Fasilitas ini digunakan untuk mengolah jenis nikel yang digunakan untuk membuat bahan baku baterai kendaraan elektrik atau electric vehicle (EV) di dalam negeri.

“Kami juga ada rule of thumb, tenaga baterai per unit EV roda dua sekitar 1,44 KWh dan untuk EV roda dua 60 KWh, sehingga dibutuhkan per KWh untuk nikel sekitar 0,7 kg, mangan 0,096 kg, kobalt 0,096 kg. Semua 93% bahan baku itu ada di Indonesia, sedangkan 7% lithium perlu impor. Jadi di sini kita perlu membalikkan situasi, harus bangun di dalam negeri untuk penguatan kemampuan domestik karena kita punya bahan bakunya,” kata Taufiek.

Taufiek memerinci Kemenperin tengah menyusun peta jalan pemenuhan kebutuhan bahan baku nikel untuk baterai EV. Menurut perhitungan kementerian, pada 2025, dibutuhkan sekitar 25.133 ton nikel untuk EV, 2030 sebanyak 37.669 ton, dan 2035 sejumlah 59.506 ton.

“Dengan kapasitas nasional, kita sudah mampu untuk suplai ini. Tinggal yang perlu diperkuat adalah investasi pabrik baterai yang bisa mendukung ekosistem kita,” ujarnya.

Sebelumnya, Kementerian Energi dan Sumber Daya Mineral (ESDM) menyatakan rencana memoratorium pembangunan smelter nikel  yang menggunakan teknologi RKEF atau pirometalurgi, guna mengantisipasi terkikisnya suplai bijih nikel mentah di dalam negeri.

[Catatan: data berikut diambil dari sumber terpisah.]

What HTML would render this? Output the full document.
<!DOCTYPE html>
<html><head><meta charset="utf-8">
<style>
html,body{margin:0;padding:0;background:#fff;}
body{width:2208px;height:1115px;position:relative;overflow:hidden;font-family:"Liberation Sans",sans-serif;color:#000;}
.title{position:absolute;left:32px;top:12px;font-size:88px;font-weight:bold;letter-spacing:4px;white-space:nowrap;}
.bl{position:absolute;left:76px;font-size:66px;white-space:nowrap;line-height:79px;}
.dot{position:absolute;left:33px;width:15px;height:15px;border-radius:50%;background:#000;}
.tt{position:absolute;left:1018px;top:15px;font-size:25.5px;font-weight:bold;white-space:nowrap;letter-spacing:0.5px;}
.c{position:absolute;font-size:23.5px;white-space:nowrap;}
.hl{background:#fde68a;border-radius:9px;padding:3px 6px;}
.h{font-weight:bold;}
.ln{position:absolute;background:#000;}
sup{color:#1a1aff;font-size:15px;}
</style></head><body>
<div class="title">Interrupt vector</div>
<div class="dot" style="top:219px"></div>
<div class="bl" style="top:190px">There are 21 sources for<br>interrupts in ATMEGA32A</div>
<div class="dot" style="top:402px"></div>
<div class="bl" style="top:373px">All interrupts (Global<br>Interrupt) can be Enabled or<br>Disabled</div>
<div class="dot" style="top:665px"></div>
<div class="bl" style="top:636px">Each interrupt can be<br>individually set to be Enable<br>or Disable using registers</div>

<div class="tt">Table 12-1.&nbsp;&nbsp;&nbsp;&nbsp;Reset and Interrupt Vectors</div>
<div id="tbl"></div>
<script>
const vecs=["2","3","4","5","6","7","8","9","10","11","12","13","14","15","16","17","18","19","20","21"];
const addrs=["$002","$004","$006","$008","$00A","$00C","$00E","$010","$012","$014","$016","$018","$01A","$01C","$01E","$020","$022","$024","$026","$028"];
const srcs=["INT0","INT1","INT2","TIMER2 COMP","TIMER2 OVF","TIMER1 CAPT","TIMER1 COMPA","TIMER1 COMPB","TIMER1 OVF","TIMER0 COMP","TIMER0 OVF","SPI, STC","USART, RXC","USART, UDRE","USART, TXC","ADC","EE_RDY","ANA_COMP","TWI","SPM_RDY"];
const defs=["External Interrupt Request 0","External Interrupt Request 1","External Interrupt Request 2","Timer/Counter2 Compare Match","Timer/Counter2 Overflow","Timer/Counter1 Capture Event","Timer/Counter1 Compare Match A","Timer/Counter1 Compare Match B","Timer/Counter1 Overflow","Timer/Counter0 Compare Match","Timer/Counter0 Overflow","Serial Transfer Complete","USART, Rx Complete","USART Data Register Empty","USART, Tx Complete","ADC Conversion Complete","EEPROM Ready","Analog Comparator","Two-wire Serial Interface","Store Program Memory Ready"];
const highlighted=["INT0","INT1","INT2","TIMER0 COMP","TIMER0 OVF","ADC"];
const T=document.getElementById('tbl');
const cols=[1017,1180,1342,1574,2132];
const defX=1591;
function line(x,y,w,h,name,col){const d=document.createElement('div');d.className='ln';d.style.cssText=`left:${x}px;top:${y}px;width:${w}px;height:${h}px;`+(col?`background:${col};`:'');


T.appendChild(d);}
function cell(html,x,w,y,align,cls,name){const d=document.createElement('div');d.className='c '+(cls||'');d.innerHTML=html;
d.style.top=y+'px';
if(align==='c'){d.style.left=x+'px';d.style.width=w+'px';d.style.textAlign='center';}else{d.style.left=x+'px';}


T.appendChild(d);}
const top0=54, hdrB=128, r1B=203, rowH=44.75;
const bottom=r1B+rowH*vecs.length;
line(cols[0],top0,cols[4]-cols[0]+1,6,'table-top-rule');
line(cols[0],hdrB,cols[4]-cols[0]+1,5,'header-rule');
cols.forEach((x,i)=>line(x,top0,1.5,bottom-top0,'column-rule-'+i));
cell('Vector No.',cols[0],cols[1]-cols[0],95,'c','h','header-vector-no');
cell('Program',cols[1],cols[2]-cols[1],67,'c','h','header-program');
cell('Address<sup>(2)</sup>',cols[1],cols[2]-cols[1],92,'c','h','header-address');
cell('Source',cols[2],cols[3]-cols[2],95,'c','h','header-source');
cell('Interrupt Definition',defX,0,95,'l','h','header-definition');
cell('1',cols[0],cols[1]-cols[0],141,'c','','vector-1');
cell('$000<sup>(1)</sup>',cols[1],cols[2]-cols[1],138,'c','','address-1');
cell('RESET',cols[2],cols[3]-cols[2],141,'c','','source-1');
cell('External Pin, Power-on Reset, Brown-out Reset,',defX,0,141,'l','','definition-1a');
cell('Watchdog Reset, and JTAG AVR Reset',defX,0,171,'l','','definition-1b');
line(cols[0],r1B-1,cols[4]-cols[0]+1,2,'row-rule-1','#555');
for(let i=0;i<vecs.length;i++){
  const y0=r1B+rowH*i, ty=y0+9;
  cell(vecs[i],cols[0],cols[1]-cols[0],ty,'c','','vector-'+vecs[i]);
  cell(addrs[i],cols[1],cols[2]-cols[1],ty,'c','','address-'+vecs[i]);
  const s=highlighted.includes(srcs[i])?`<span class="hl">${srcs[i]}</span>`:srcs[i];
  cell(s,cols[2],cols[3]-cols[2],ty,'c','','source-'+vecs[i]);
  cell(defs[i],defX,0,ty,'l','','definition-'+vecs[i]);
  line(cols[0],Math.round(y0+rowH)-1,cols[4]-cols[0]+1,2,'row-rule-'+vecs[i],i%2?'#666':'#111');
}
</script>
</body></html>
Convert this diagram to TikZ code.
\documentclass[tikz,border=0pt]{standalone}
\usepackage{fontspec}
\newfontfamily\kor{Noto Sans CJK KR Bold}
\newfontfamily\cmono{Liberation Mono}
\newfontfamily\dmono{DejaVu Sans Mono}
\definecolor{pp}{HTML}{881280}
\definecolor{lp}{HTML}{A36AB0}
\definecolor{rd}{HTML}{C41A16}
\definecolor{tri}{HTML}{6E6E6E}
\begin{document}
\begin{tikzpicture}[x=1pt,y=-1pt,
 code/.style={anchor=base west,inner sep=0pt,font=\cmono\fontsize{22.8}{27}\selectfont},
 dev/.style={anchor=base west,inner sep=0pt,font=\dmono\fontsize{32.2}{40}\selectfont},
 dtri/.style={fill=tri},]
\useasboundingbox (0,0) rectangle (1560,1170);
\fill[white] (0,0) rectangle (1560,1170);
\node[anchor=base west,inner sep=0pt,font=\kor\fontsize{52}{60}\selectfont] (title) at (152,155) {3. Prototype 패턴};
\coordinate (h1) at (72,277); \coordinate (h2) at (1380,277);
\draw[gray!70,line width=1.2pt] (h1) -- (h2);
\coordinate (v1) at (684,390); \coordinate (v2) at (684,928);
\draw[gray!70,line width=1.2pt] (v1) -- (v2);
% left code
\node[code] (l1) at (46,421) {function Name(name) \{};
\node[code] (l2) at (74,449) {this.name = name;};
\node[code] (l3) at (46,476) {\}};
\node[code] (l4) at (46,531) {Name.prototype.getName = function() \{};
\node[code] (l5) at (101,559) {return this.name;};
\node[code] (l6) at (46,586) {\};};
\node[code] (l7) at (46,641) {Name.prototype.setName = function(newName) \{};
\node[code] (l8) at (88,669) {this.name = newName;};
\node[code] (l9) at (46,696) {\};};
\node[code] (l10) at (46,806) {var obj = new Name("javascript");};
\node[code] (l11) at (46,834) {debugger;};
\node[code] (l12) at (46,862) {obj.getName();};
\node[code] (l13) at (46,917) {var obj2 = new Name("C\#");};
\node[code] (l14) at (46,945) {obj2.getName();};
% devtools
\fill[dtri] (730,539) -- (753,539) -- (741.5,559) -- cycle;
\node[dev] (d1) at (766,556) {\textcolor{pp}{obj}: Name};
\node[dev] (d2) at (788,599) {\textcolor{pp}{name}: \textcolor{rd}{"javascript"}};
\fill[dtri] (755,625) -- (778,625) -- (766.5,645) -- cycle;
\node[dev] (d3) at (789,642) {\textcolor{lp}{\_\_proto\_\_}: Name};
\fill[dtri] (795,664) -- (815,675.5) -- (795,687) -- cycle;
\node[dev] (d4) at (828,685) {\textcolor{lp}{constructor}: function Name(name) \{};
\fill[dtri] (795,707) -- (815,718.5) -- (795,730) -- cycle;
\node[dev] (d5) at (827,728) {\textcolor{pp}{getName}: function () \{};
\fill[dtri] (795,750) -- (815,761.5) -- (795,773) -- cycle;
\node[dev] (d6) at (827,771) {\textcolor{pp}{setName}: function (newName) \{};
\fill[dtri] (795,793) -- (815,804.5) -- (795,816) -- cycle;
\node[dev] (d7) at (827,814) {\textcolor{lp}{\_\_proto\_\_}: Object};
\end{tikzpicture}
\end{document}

Menurut catatan ESDM, cadangan nikel kadar tinggi atau saprolite di Indonesia mencapai 2,7 miliar ton dengan konsumsi anual sekitar 450 juta ton. Melihat hal itu, pemerintah berupaya menjaga agar pasok nikel mentah tidak habis di tengah kebutuhan yang tinggi.

Hingga kini, pemerintah belum menjabarkan skema dari rencana moratorium smelter nikel. Namun, ada kemungkinan, investasi fasilitas pemurnian bijih tidak akan lagi menerima insentif fiskal seperti libur pajak atau pembebasan bea keluar.